Le Type et le Neánt

Is the absence of bananas the same as the absence of anchovis (up to isomorphism)? This and similar hole-istic questions drove me to this:

First, let's define lists and their length (in Coq):

Inductive list' (X:Type): Type :=
  nil : list' X
  cons : X -> list' X -> list' X.

Arguments nil {X}.
Arguments cons {X} _ _.
Notation "x :: y" := (cons x y).
Notation "[ ]" := nil.
Notation "[ x ; .. ; y ]"  := (cons x .. (cons y []) ..).
Check list'.

Fixpoint length' {X  : Type } (l : list' X) : nat :=
  match l with
   nil  => O
   cons h t  => 1 + (length' t)

Example test_length'1 : length' ([1;2;3]) = 3.                                                           
Proof. reflexivity. Qed.                                                                                 

It seems obvious that for any Type X the length of an empty list of Type X elements is zero. And indeed this is provable in Coq:

Theorem length_type_invar: forall (X: Type), 
  length (@nil X) = 0.
  intros X.

But without the quantified Type, Coq cannot check the length of an empty list:

Example test_length'1 : length' ([]) = 0.                                                                
Error: Cannot infer the implicit parameter X of nil

Holey Schlamoney!

Two empty lists, one not containing natural numbers, the other not containing booleans, cannot be compared:

Check @nil nat = @nil bool.
Error: The term "[ ]" has type "list bool" \
  while it is expected to have type "list nat".

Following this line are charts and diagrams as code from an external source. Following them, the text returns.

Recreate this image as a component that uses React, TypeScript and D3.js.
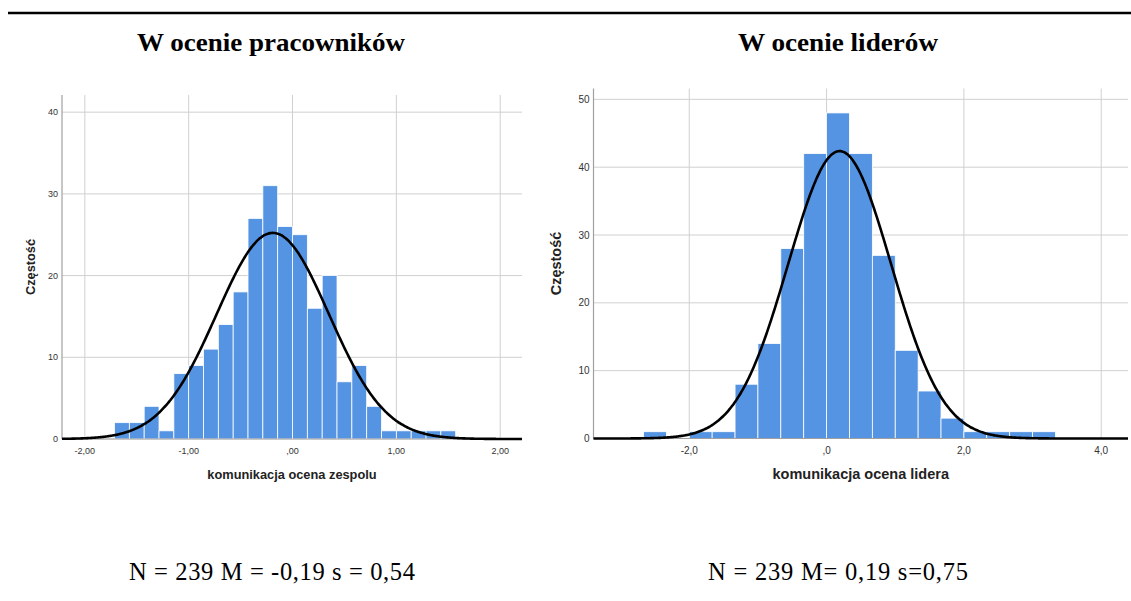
import React from "react";
import * as d3 from "d3";

// ---------- data ----------
const leftCounts = [2, 2, 4, 1, 8, 9, 11, 14, 18, 27, 31, 26, 25, 16, 20, 7, 9, 4, 1, 1, 1, 1, 1];
const leftFirstEdge = -12 / 7;
const leftBinWidth = 1 / 7;
const leftXTicks = [-2, -1, 0, 1, 2];
const leftXTickLabels = ["-2,00", "-1,00", ",00", "1,00", "2,00"];
const leftYTicks = [0, 10, 20, 30, 40];
const leftStats = { n: 239, mean: -0.19, sd: 0.54 };

const rightCounts = [1, 0, 1, 1, 8, 14, 28, 42, 48, 42, 27, 13, 7, 3, 1, 1, 1, 1];
const rightFirstEdge = -8 / 3;
const rightBinWidth = 1 / 3;
const rightXTicks = [-2, 0, 2, 4];
const rightXTickLabels = ["-2,0", ",0", "2,0", "4,0"];
const rightYTicks = [0, 10, 20, 30, 40, 50];
const rightStats = { n: 239, mean: 0.19, sd: 0.75 };

const titles = ["W ocenie pracowników", "W ocenie liderów"];
const xTitles = ["komunikacja ocena zespolu", "komunikacja ocena lidera"];
const yTitle = "Częstość";
const footers = ["N = 239 M = -0,19 s = 0,54", "N = 239 M= 0,19 s=0,75"];

type PanelProps = {
  counts: number[];
  firstEdge: number;
  binWidth: number;
  xTicks: number[];
  xTickLabels: string[];
  yTicks: number[];
  stats: { n: number; mean: number; sd: number };
  xDomain: [number, number];
  yDomain: [number, number];
  px: [number, number];
  py: [number, number];
  xTitle: string;
  yTitleX: number;
  tickSize: number;
  titleSize: number;
};

function Panel(p: PanelProps) {
  const x = d3.scaleLinear().domain(p.xDomain).range(p.px);
  const y = d3.scaleLinear().domain(p.yDomain).range(p.py);
  const bins = p.counts.map((c, i) => ({
    x0: p.firstEdge + i * p.binWidth,
    x1: p.firstEdge + (i + 1) * p.binWidth,
    c,
  }));
  const { n, mean, sd } = p.stats;
  const dens = (v: number) =>
    (n * p.binWidth) / (sd * Math.sqrt(2 * Math.PI)) * Math.exp(-0.5 * ((v - mean) / sd) ** 2);
  const xs = d3.range(0, 401).map((i) => p.xDomain[0] + ((p.xDomain[1] - p.xDomain[0]) * i) / 400);
  const line = d3
    .line<number>()
    .x((v) => x(v))
    .y((v) => y(dens(v)))
    .curve(d3.curveBasis);
  const grid = "#d0d0d0";
  const tickFont = "Liberation Sans, Arial, sans-serif";
  return (
    <g>
      {p.yTicks.map((t) => (
        <line key={"hy" + t} x1={p.px[0]} x2={p.px[1]} y1={y(t)} y2={y(t)} stroke={grid} strokeWidth={1} />
      ))}
      {p.xTicks.map((t) => (
        <line key={"vx" + t} x1={x(t)} x2={x(t)} y1={p.py[0]} y2={p.py[1]} stroke={grid} strokeWidth={1} />
      ))}
      {bins.map((b, i) =>
        b.c > 0 ? (
          <rect
            key={"b" + i}
            x={x(b.x0)}
            y={y(b.c)}
            width={x(b.x1) - x(b.x0)}
            height={y(0) - y(b.c)}
            fill="#5594e2"
            stroke="#ffffff"
            strokeWidth={0.8}
          />
        ) : null
      )}
      <line x1={p.px[0]} x2={p.px[0]} y1={p.py[0]} y2={p.py[1]} stroke="#a0a0a0" strokeWidth={1.2} />
      <line x1={p.px[0]} x2={p.px[1]} y1={p.py[0]} y2={p.py[0]} stroke="#a0a0a0" strokeWidth={1} />
      <path d={line(xs) || ""} fill="none" stroke="#000" strokeWidth={2.6} />
      {p.yTicks.map((t) => (
        <text
          key={"ty" + t}
          x={p.px[0] - 4}
          y={y(t)}
          dy="0.35em"
          textAnchor="end"
          fontFamily={tickFont}
          fontSize={p.tickSize}
          fill="#333"
        >
          {t}
        </text>
      ))}
      {p.xTicks.map((t, i) => (
        <text
          key={"tx" + t}
          x={x(t)}
          y={p.py[0] + 15}
          textAnchor="middle"
          fontFamily={tickFont}
          fontSize={p.tickSize}
          fill="#333"
        >
          {p.xTickLabels[i]}
        </text>
      ))}
      <text
        x={(p.px[0] + p.px[1]) / 2}
        y={p.py[0] + 40}
        textAnchor="middle"
        fontFamily={tickFont}
        fontWeight="bold"
        fontSize={p.titleSize}
        fill="#222"
      >
        {p.xTitle}
      </text>
      <text
        transform={`translate(${p.yTitleX},${(p.py[0] + p.py[1]) / 2}) rotate(-90)`}
        textAnchor="middle"
        fontFamily={tickFont}
        fontWeight="bold"
        fontSize={p.titleSize}
        fill="#222"
      >
        {yTitle}
      </text>
    </g>
  );
}

export default function App() {
  const serif = "Liberation Serif, serif";
  return (
    <svg
      width={1131}
      height={601}
      style={{ position: "absolute", left: 0, top: 0, background: "#fff" }}
    >
      <rect x={0} y={0} width={1131} height={601} fill="#fff" />
      <line x1={8} x2={1131} y1={13} y2={13} stroke="#000" strokeWidth={2.5} />
      <text x={137} y={51} fontFamily={serif} fontWeight="bold" fontSize={26}
        textLength={268} lengthAdjust="spacingAndGlyphs">
        {titles[0]}
      </text>
      <text x={738} y={51} fontFamily={serif} fontWeight="bold" fontSize={26}
        textLength={200} lengthAdjust="spacingAndGlyphs">
        {titles[1]}
      </text>
      <Panel
        counts={leftCounts}
        firstEdge={leftFirstEdge}
        binWidth={leftBinWidth}
        xTicks={leftXTicks}
        xTickLabels={leftXTickLabels}
        yTicks={leftYTicks}
        stats={leftStats}
        xDomain={[-2.22, 2.21]}
        yDomain={[0, 42.1]}
        px={[62, 522]}
        py={[439, 95]}
        xTitle={xTitles[0]}
        yTitleX={35}
        tickSize={9}
        titleSize={12.8}
      />
      <Panel
        counts={rightCounts}
        firstEdge={rightFirstEdge}
        binWidth={rightBinWidth}
        xTicks={rightXTicks}
        xTickLabels={rightXTickLabels}
        yTicks={rightYTicks}
        stats={rightStats}
        xDomain={[-3.395, 4.39]}
        yDomain={[0, 51.6]}
        px={[593.5, 1128]}
        py={[438.5, 88.5]}
        xTitle={xTitles[1]}
        yTitleX={561}
        tickSize={10}
        titleSize={14.5}
      />
      <text x={129} y={580} fontFamily={serif} fontSize={24.5}
        textLength={286} lengthAdjust="spacing">
        {footers[0]}
      </text>
      <text x={708} y={580} fontFamily={serif} fontSize={24.5}
        textLength={260} lengthAdjust="spacing">
        {footers[1]}
      </text>
    </svg>
  );
}
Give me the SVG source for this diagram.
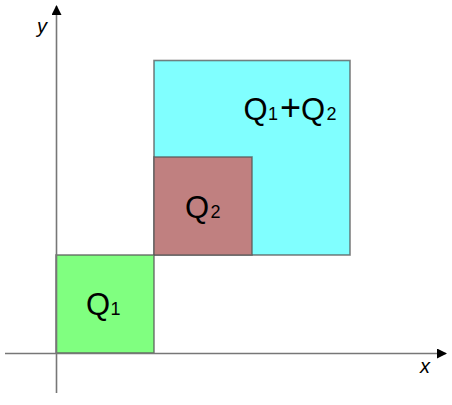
<svg xmlns="http://www.w3.org/2000/svg" width="452" height="405" viewBox="0 0 452 405">
<style>
.box{stroke:#555;stroke-opacity:0.75;stroke-width:1.6}
.lbl{font-family:"Liberation Sans",Arial,sans-serif;font-size:31px;fill:#000}
.sub{font-size:18px}
.plus{font-size:36px}
.ax{font-family:"Liberation Sans",Arial,sans-serif;font-size:20px;font-style:italic;fill:#000}
.axis{stroke:#777;stroke-width:1.6;fill:none}
</style>
<defs>
<marker id="arr" markerWidth="10" markerHeight="10" refX="9" refY="5" orient="auto" markerUnits="userSpaceOnUse">
<path d="M0,0 L10,5 L0,10 Z" fill="#000"/>
</marker>
</defs>
<g id="sum">
<rect class="box" x="154" y="60.5" width="196" height="194.5" fill="#80ffff"/>
<text class="lbl" y="120"><tspan x="243.5">Q</tspan><tspan class="sub" x="268">1</tspan><tspan class="plus" x="280">+</tspan><tspan x="301">Q</tspan><tspan class="sub" x="326.5">2</tspan></text>
</g>
<g id="q2">
<rect class="box" x="154" y="157" width="98" height="98" fill="#c08080"/>
<text class="lbl" y="218"><tspan x="185">Q</tspan><tspan class="sub" x="210.5">2</tspan></text>
</g>
<g id="q1">
<rect class="box" x="56" y="255" width="98" height="98" fill="#80ff80"/>
<text class="lbl" y="315"><tspan x="86">Q</tspan><tspan class="sub" x="110.5">1</tspan></text>
</g>
<g id="connectors">
<line class="axis" x1="56.5" y1="393" x2="56.5" y2="6" marker-end="url(#arr)"/>
<line class="axis" x1="5" y1="353.5" x2="446" y2="353.5" marker-end="url(#arr)"/>
</g>
<text class="ax" x="37" y="33">y</text>
<text class="ax" x="420" y="373">x</text>
</svg>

Coq can infer the Type of an empty list:

Example test_nil_nat: [] = @nil nat.                                                                    
  Proof. reflexivity. Qed.

Example test_nil_bool: [] = @nil bool.                                                                    
  Proof. reflexivity. Qed.

So by the transitivity axiom of equality one would expect that [] = []

But an untyped nothingness cannot be compared to itself:

Example test_nil: [] = [].                                                                    
Error: Cannot infer the implicit parameter X of nil \
  whose type is "Type".

It is no wonder that philosophers concern themselves with the concept of holes.